Cuenta que el cliente, ese bravucón, había vuelto a amenazarle. Él le ofreció fabricarle otro igual, pero aquél no aceptó. Ya comenzaba a hostigarlo, a arrinconarlo, a insultarlo, cuando llegó un amigo suyo, fotógrafo de la Alcaldía, "¿Vidal es que se llama?" y encaró al sujeto diciéndole que Lisandro tenía quien lo respaldara. El amenazador terminó diciendo que lo dejaría así y se fue sin pagarle el trabajo de los demás zapatos, que valía casi 20 mil pesos.
"¿Si ve que san Antonio me hizo el milagro de otra manera? Mandándome quién me defendiera".

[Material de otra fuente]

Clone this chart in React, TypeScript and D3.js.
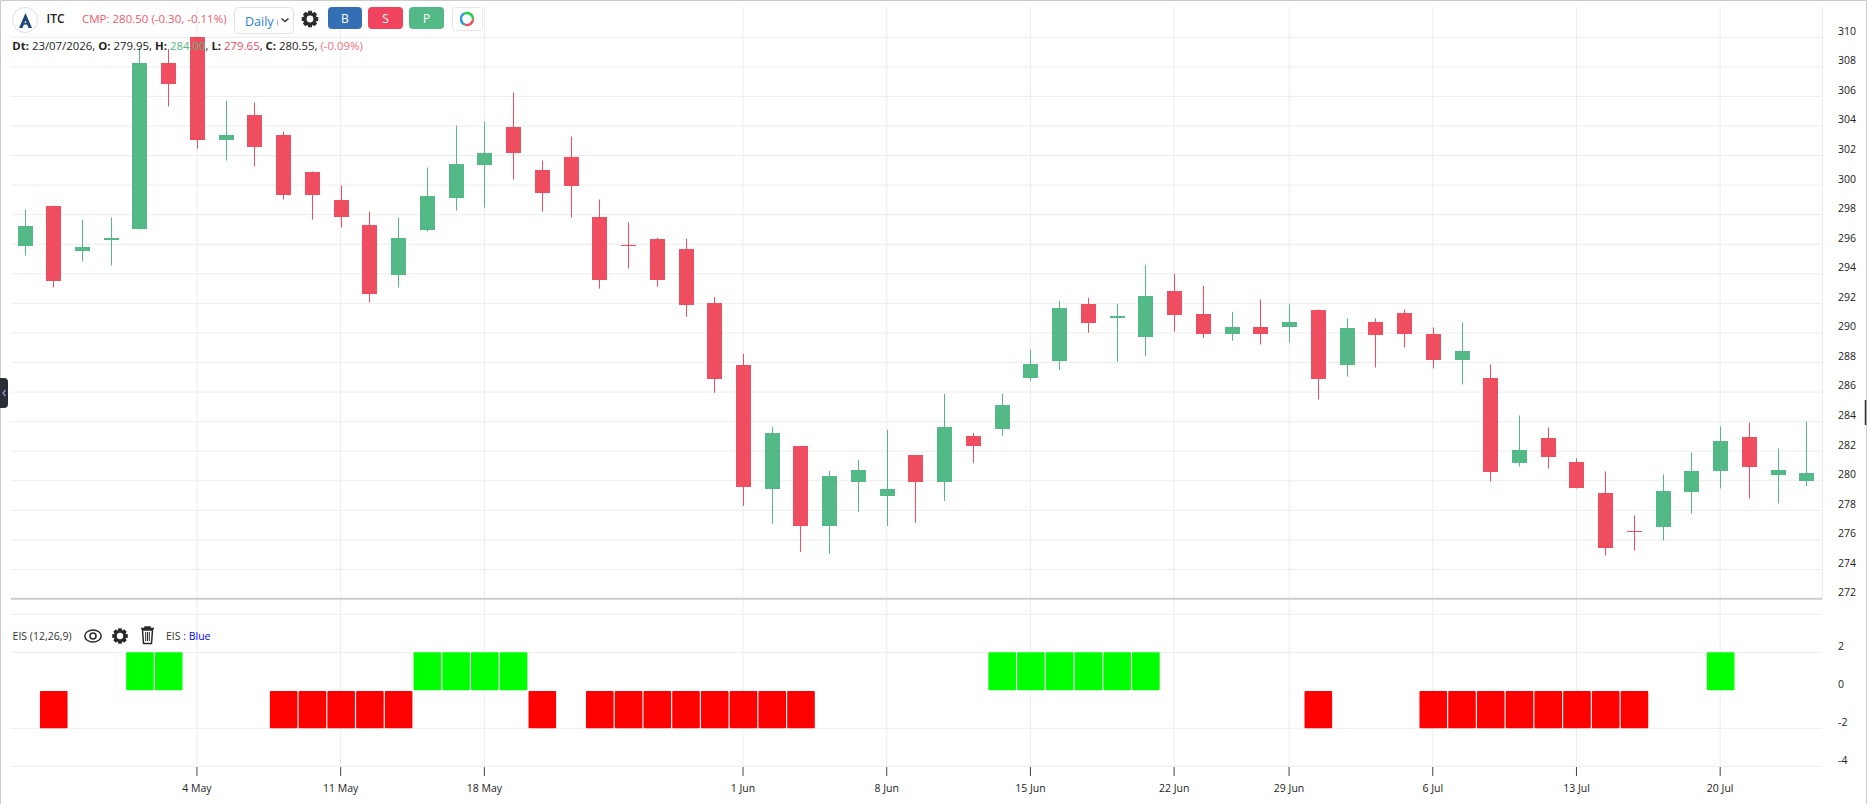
import * as React from 'react';
import * as d3 from 'd3';

const WIDTH = 1867;
const HEIGHT = 804;
const FONT = '"Open Sans", sans-serif';

const GREEN = '#53b987';
const RED = '#ee4e5f';
const GRID = '#ededed';

// one entry per trading day, 23 Apr to 23 Jul
const opens = [295.91, 298.62, 295.57, 296.32, 297.0, 308.23, 310.0, 303.02, 304.77, 303.42, 300.92, 299.02, 297.33, 293.95, 296.93, 299.16, 301.39, 303.96, 300.99, 301.87, 297.87, 295.92,
  296.37, 295.69, 292.04, 287.84, 279.45, 282.36, 276.95, 279.93, 278.98, 281.75, 279.93, 283.04, 283.51, 286.96, 288.11, 291.97, 291.02, 289.74, 292.85, 291.29, 289.94,
  290.37, 290.37, 291.52, 287.8, 290.71, 291.32, 289.96, 288.2, 286.92, 281.17, 282.86, 281.3, 279.2, 276.63, 276.9, 279.27, 280.63, 282.99, 280.42, 279.95];
const highs = [298.35, 298.62, 297.67, 297.81, 309.3, 309.2, 310.0, 305.72, 305.59, 303.62, 300.92, 299.97, 298.21, 297.81, 301.19, 304.03, 304.3, 306.26, 301.66, 303.29, 299.02, 297.47,
  296.44, 296.37, 292.44, 288.59, 283.65, 282.36, 280.67, 281.42, 283.45, 281.75, 285.88, 283.24, 285.88, 288.86, 292.17, 292.38, 291.97, 294.61, 294.0, 293.19, 291.43,
  292.26, 291.93, 291.59, 290.98, 290.98, 291.59, 290.37, 290.71, 287.87, 284.41, 283.6, 281.51, 280.63, 277.65, 280.42, 281.91, 283.67, 283.94, 282.18, 284.0];
const lows = [295.23, 293.07, 294.83, 294.56, 297.0, 305.32, 302.47, 301.66, 301.26, 299.02, 297.67, 297.13, 292.06, 293.07, 296.86, 298.28, 298.48, 300.38, 298.21, 297.81, 293.0, 294.36,
  293.12, 291.09, 285.95, 278.3, 277.09, 275.19, 275.06, 277.9, 276.95, 277.15, 278.64, 281.21, 283.04, 286.76, 287.51, 290.01, 288.05, 288.45, 290.08, 289.67, 289.47,
  289.22, 289.35, 285.5, 287.05, 287.66, 289.02, 287.6, 286.51, 279.95, 280.96, 280.83, 279.48, 274.94, 275.28, 275.96, 277.78, 279.48, 278.8, 278.46, 279.65];
const closes = [297.26, 293.54, 295.84, 296.45, 308.23, 306.87, 303.02, 303.42, 302.61, 299.36, 299.36, 297.81, 292.6, 296.45, 299.23, 301.46, 302.14, 302.2, 299.5, 299.97, 293.61, 295.88,
  293.6, 291.9, 286.9, 279.59, 283.24, 276.95, 280.33, 280.74, 279.45, 279.93, 283.65, 282.36, 285.14, 287.91, 291.7, 290.69, 291.16, 292.51, 291.23, 289.94, 290.41,
  289.9, 290.71, 286.85, 290.3, 289.83, 289.9, 288.14, 288.75, 280.56, 282.05, 281.64, 279.54, 275.48, 276.58, 279.34, 280.69, 282.66, 280.9, 280.76, 280.55];

// EIS histogram, 0 means no bar that day
const eisValues = [0, -2, 0, 0, 2, 2, 0, 0, 0, -2, -2, -2, -2, -2, 2, 2, 2, 2, -2, 0, -2, -2,
  -2, -2, -2, -2, -2, -2, 0, 0, 0, 0, 0, 0, 2, 2, 2, 2, 2, 2, 0, 0, 0,
  0, 0, -2, 0, 0, 0, -2, -2, -2, -2, -2, -2, -2, -2, 0, 0, 2, 0, 0, 0];

const priceTicks = [310, 308, 306, 304, 302, 300, 298, 296, 294, 292, 290, 288, 286, 284, 282, 280, 278, 276, 274];
const eisTicks = [2, 0, -2, -4];
const dateTickDays = [6, 11, 16, 25, 30, 35, 40, 44, 49, 54, 59];
const dateTickLabels = ['4 May', '11 May', '18 May', '1 Jun', '8 Jun', '15 Jun', '22 Jun', '29 Jun', '6 Jul', '13 Jul', '20 Jul'];

const days = d3.range(opens.length);

// little cog used in the toolbar and on the indicator row
function gearPath(r: number) {
  const teeth = 8;
  const pts: [number, number][] = [];
  for (let i = 0; i < teeth; i++) {
    const a = (i / teeth) * Math.PI * 2;
    const w = Math.PI / teeth;
    pts.push([Math.cos(a - w * 0.55) * r, Math.sin(a - w * 0.55) * r]);
    pts.push([Math.cos(a + w * 0.55) * r, Math.sin(a + w * 0.55) * r]);
    pts.push([Math.cos(a + w * 0.85) * r * 0.78, Math.sin(a + w * 0.85) * r * 0.78]);
    pts.push([Math.cos(a + w * 1.15) * r * 0.78, Math.sin(a + w * 1.15) * r * 0.78]);
  }
  return d3.line()(pts) + 'Z';
}

function Gear({ x, y, r }: { x: number; y: number; r: number }) {
  return <g transform={`translate(${x},${y})`}>
    <path d={gearPath(r)} fill="#2b2b2b" />
    <circle r={r * 0.4} fill="#fff" />
  </g>;
}

function App() {
  const xScale = d3.scaleLinear().domain([0, days.length - 1]).range([24.5, 1806.4]);
  const yPrice = d3.scaleLinear().domain([272, 310]).range([599, 37.3]);
  const yEis = d3.scaleLinear().domain([-4, 4]).range([766.3, 614.3]);

  const bodyWidth = 15;
  const eisWidth = 27.6;

  const ringArc = d3.arc<{ a: number; b: number }>()
    .innerRadius(4.8).outerRadius(7.2)
    .startAngle(d => d.a).endAngle(d => d.b);
  const ring = [
    { a: -0.5, b: 1.6, c: '#24d24a' },
    { a: 1.6, b: 3.5, c: '#ee4e5f' },
    { a: 3.5, b: 5.8, c: '#2f9be0' },
  ];

  return <svg width={WIDTH} height={HEIGHT} style={{ position: 'absolute', left: 0, top: 0, fontFamily: FONT }}>
    <defs>
      <clipPath id="dailyClip"><rect x={240} y={8} width={38} height={25} /></clipPath>
    </defs>
    <rect width={WIDTH} height={HEIGHT} fill="#fff" />

    {/* grid */}
    {priceTicks.map(t => <line key={t} x1={11} x2={1822} y1={yPrice(t)} y2={yPrice(t)} stroke={GRID} />)}
    {[4, 2, -2, -4].map(t => <line key={t} x1={11} x2={1822} y1={yEis(t)} y2={yEis(t)} stroke={GRID} />)}
    {dateTickDays.map(d => <line key={d} x1={xScale(d)} x2={xScale(d)} y1={7} y2={766} stroke={GRID} />)}
    <line x1={1822.5} x2={1822.5} y1={7} y2={599} stroke={GRID} />
    <line x1={11} x2={1822} y1={598.8} y2={598.8} stroke="#cccccc" strokeWidth={2} />

    {/* candles */}
    {days.map(i => {
      const up = closes[i] >= opens[i];
      const colour = up ? GREEN : RED;
      const top = yPrice(Math.max(opens[i], closes[i]));
      const bottom = yPrice(Math.min(opens[i], closes[i]));
      const cx = Math.round(xScale(i)) + 0.5;
      return <g key={i}>
        <line x1={cx} x2={cx} y1={yPrice(highs[i])} y2={yPrice(lows[i])} stroke={colour} />
        <rect x={cx - bodyWidth / 2} y={top} width={bodyWidth} height={Math.max(bottom - top, 1)} fill={colour} shapeRendering="crispEdges" />
      </g>;
    })}

    {/* EIS bars */}
    {days.filter(i => eisValues[i] !== 0).map(i => {
      const v = eisValues[i];
      const y0 = v > 0 ? yEis(v) : yEis(0) + 0.7;
      const y1 = v > 0 ? yEis(0) : yEis(v);
      return <rect key={i} x={xScale(i) - eisWidth / 2 + 0.5} y={y0} width={eisWidth} height={y1 - y0} rx={1}
        fill={v > 0 ? '#00ff00' : '#ff0000'} />;
    })}

    {/* axes */}
    <g fontSize={10.5} fill="#222">
      {priceTicks.concat([272]).map(t => <text key={t} x={1838} y={yPrice(t) - 2.6}>{t}</text>)}
      {eisTicks.map(t => <text key={t} x={1838} y={yEis(t) - 2.6}>{t}</text>)}
      {dateTickDays.map((d, i) => <g key={d}>
        <line x1={xScale(d)} x2={xScale(d)} y1={767} y2={776} stroke="#444" />
        <text x={xScale(d)} y={792} textAnchor="middle">{dateTickLabels[i]}</text>
      </g>)}
    </g>

    {/* toolbar */}
    <circle cx={25} cy={20} r={12.5} fill="#fff" stroke="#dcdfea" />
    <path d="M25.5 13 L32 28 L28.5 28 L25.5 20.5 L22.5 28 L19 28 Z" fill="#1f4a7c" />
    <rect x={22.5} y={23} width={6} height={1.6} fill="#1f4a7c" />
    <text x={46.5} y={22.5} fontSize={12} fontWeight={600} fill="#222">ITC</text>
    <text x={82} y={23} fontSize={11.5} fill="#ee5a67">CMP: 280.50 (-0.30, -0.11%)</text>

    <rect x={234.5} y={7.5} width={59} height={26} rx={4} fill="#fff" stroke="#e0e0ee" />
    <text x={245} y={26} fontSize={12.5} fill="#2b7de0" clipPath="url(#dailyClip)">Daily (</text>
    <path d="M281.5 18.5 L285 21.5 L288.5 18.5" fill="none" stroke="#333" strokeWidth={1.4} />
    <Gear x={310} y={19} r={8.5} />

    <rect x={328} y={7} width={34} height={22} rx={4} fill="#346fb5" />
    <text x={345} y={23} fontSize={12} fill="#fff" textAnchor="middle">B</text>
    <rect x={368} y={7} width={35} height={22} rx={4} fill="#f0445e" />
    <text x={385.5} y={23} fontSize={12} fill="#fff" textAnchor="middle">S</text>
    <rect x={409} y={7} width={35} height={22} rx={4} fill="#52b987" />
    <text x={426.5} y={23} fontSize={12} fill="#fff" textAnchor="middle">P</text>

    <rect x={452.5} y={7.5} width={30} height={23} rx={3} fill="#fff" stroke="#e6e6e6" />
    <g transform="translate(467,19)">
      {ring.map(s => <path key={s.c} d={ringArc(s) as string} fill={s.c} />)}
    </g>

    {/* OHLC line */}
    <text x={12.3} y={49.5} fontSize={11.4} fill="#222">
      <tspan fontWeight={700}>Dt: </tspan>23/07/2026, <tspan fontWeight={700}>O: </tspan>279.95, <tspan fontWeight={700}>H: </tspan>
      <tspan fill={GREEN}>284.00</tspan>, <tspan fontWeight={700}>L: </tspan><tspan fill={RED}>279.65</tspan>, <tspan fontWeight={700}>C: </tspan>280.55, <tspan fill="#f2707c">(-0.09%)</tspan>
    </text>

    {/* indicator row */}
    <text x={12.6} y={640} fontSize={10.5} fill="#333">EIS (12,26,9)</text>
    <ellipse cx={93} cy={636} rx={8.2} ry={6} fill="none" stroke="#2b2b2b" strokeWidth={1.5} />
    <circle cx={93} cy={636} r={3} fill="none" stroke="#2b2b2b" strokeWidth={1.5} />
    <Gear x={120} y={636} r={8} />
    <path d="M142.5 630 H152.5 L151.5 643.5 H143.5 Z M141 628.5 H154 M145 628.5 V627 H150 V628.5" fill="#fff" stroke="#2b2b2b" strokeWidth={1.5} />
    <path d="M145.7 632 V641 M147.5 632 V641 M149.3 632 V641" stroke="#2b2b2b" strokeWidth={1} />
    <text x={166} y={640} fontSize={10.5} fill="#333">EIS : <tspan fill="#0000ff">Blue</tspan></text>

    {/* panel edges */}
    <path d="M0.5 804 V0.5 H1866.5 V804" fill="none" stroke="#cccccc" />
    <path d="M0 378 H4 Q8 378 8 382 V404 Q8 408 4 408 H0 Z" fill="#2a2d36" />
    <path d="M5.5 390 L3 393 L5.5 396" fill="none" stroke="#8d9be8" strokeWidth={1.2} />
    <line x1={1865.5} x2={1865.5} y1={400} y2={425} stroke="#333" strokeWidth={1.5} />
  </svg>;
}

export default App;
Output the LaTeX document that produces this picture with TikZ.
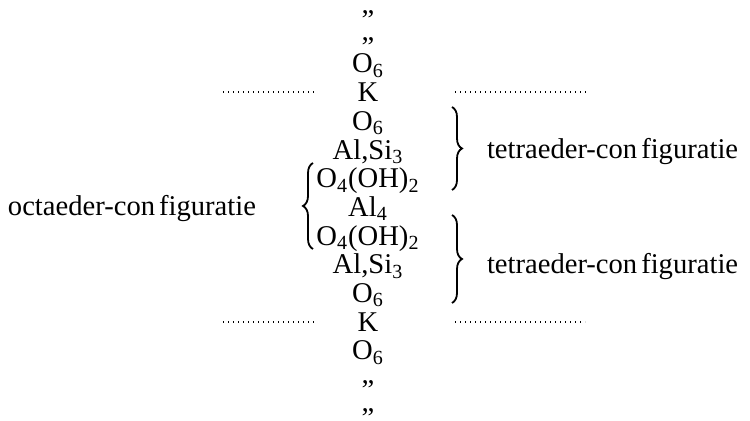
\documentclass[tikz,border=0pt]{standalone}
\usepackage{fontspec}
\setmainfont{Liberation Serif}
\usetikzlibrary{decorations.pathreplacing}
\begin{document}
\begin{tikzpicture}[x=0.5pt,y=-0.5pt,
  every node/.style={inner sep=0pt,outer sep=0pt,font=\fontsize{14.3}{14.3}\selectfont},
  row/.style={anchor=base},
  lbl/.style={anchor=base west},
  dots/.style={line width=0.8pt,dash pattern=on 0.5pt off 2pt},
  curly/.style={line width=0.9pt,decorate,decoration={brace,amplitude=5pt,aspect=0.5}}]
\useasboundingbox (0,0) rectangle (750,421);
\def\cx{368}
\node[row] (d1) at (\cx,14) {„};
\node[row] (d2) at (\cx,41) {„};
\node[row] (r1) at (\cx,73) {O\textsubscript{6}};
\node[row] (r2) at (\cx,101.7) {K};
\node[row] (r3) at (\cx,130.4) {O\textsubscript{6}};
\node[row] (r4) at (\cx,159.1) {Al,Si\textsubscript{3}};
\node[row] (r5) at (\cx,187.8) {O\textsubscript{4}(OH)\textsubscript{2}};
\node[row] (r6) at (\cx,216.5) {Al\textsubscript{4}};
\node[row] (r7) at (\cx,245.2) {O\textsubscript{4}(OH)\textsubscript{2}};
\node[row] (r8) at (\cx,273.9) {Al,Si\textsubscript{3}};
\node[row] (r9) at (\cx,302.6) {O\textsubscript{6}};
\node[row] (r10) at (\cx,331.3) {K};
\node[row] (r11) at (\cx,360) {O\textsubscript{6}};
\node[row] (d3) at (\cx,384) {„};
\node[row] (d4) at (\cx,412) {„};
% dotted lines
\coordinate (a1) at (223,92); \coordinate (a2) at (315,92);
\coordinate (b1) at (455,92); \coordinate (b2) at (587,92);
\coordinate (c1) at (223,322); \coordinate (c2) at (315,322);
\coordinate (e1) at (455,322); \coordinate (e2) at (585,322);
\draw[dots] (a1) -- (a2);
\draw[dots] (b1) -- (b2);
\draw[dots] (c1) -- (c2);
\draw[dots] (e1) -- (e2);
% braces
\coordinate (t1a) at (452,107); \coordinate (t1b) at (452,190);
\coordinate (t2a) at (452,215); \coordinate (t2b) at (452,303);
\coordinate (oa) at (313,249); \coordinate (ob) at (313,163);
\draw[curly] (t1a) -- (t1b);
\draw[curly] (t2a) -- (t2b);
\draw[curly] (oa) -- (ob);
% labels
\node[lbl] (l1) at (487,159) {tetraeder-con\kern2pt figuratie};
\node[lbl] (l2) at (487,274) {tetraeder-con\kern2pt figuratie};
\node[lbl] (l3) at (8,216) {octaeder-con\kern2pt figuratie};
\end{tikzpicture}
\end{document}
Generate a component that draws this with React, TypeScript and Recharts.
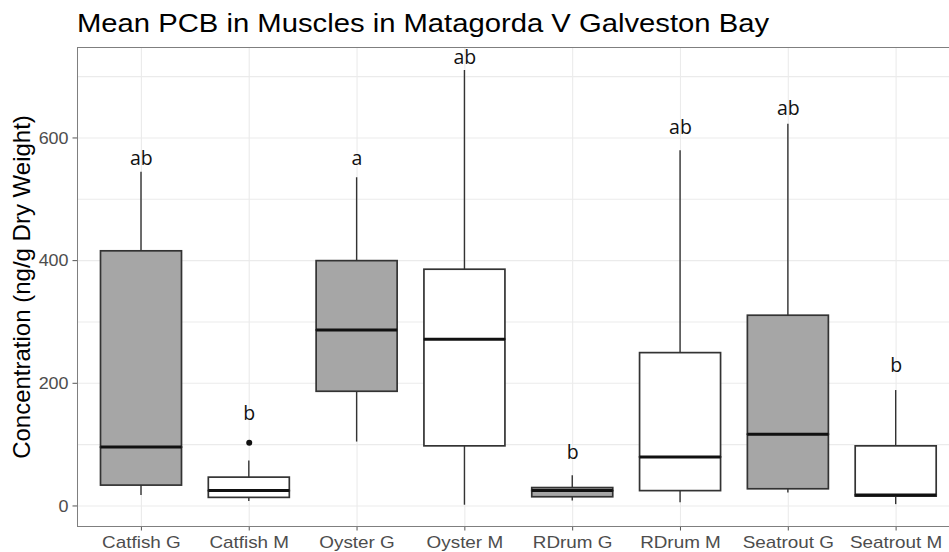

Digamos que la borracherita del 7 de abril de 1968, fue una de las últimas de este nonagenario que mira el mundo desde abajo. "Dejé los vicios hace como cuarenta años. A ellos había llegado bobamente. Cuando uno era joven pensaba que un hombre sin un vicio era pendejo. Hastiado de todo, primero dejé el cigarrillo. Después pensé. Para qué los otros dos, las mujeres y el trago. Le acepté la propuesta a mi hija de que viviera con ella y desde eso estoy viviendo bueno, en La Mansión".
De allá desciende caminando todas las mañanas y regresa también a pie. Asegura que sus zapatos, prodigiosamente, no se gastan ni mucho ni poco. Muestra la suela y la tapa de su calzado, primero un pie, luego el otro, y están intactas como dice, a pesar de tenerlos hace más de dos años.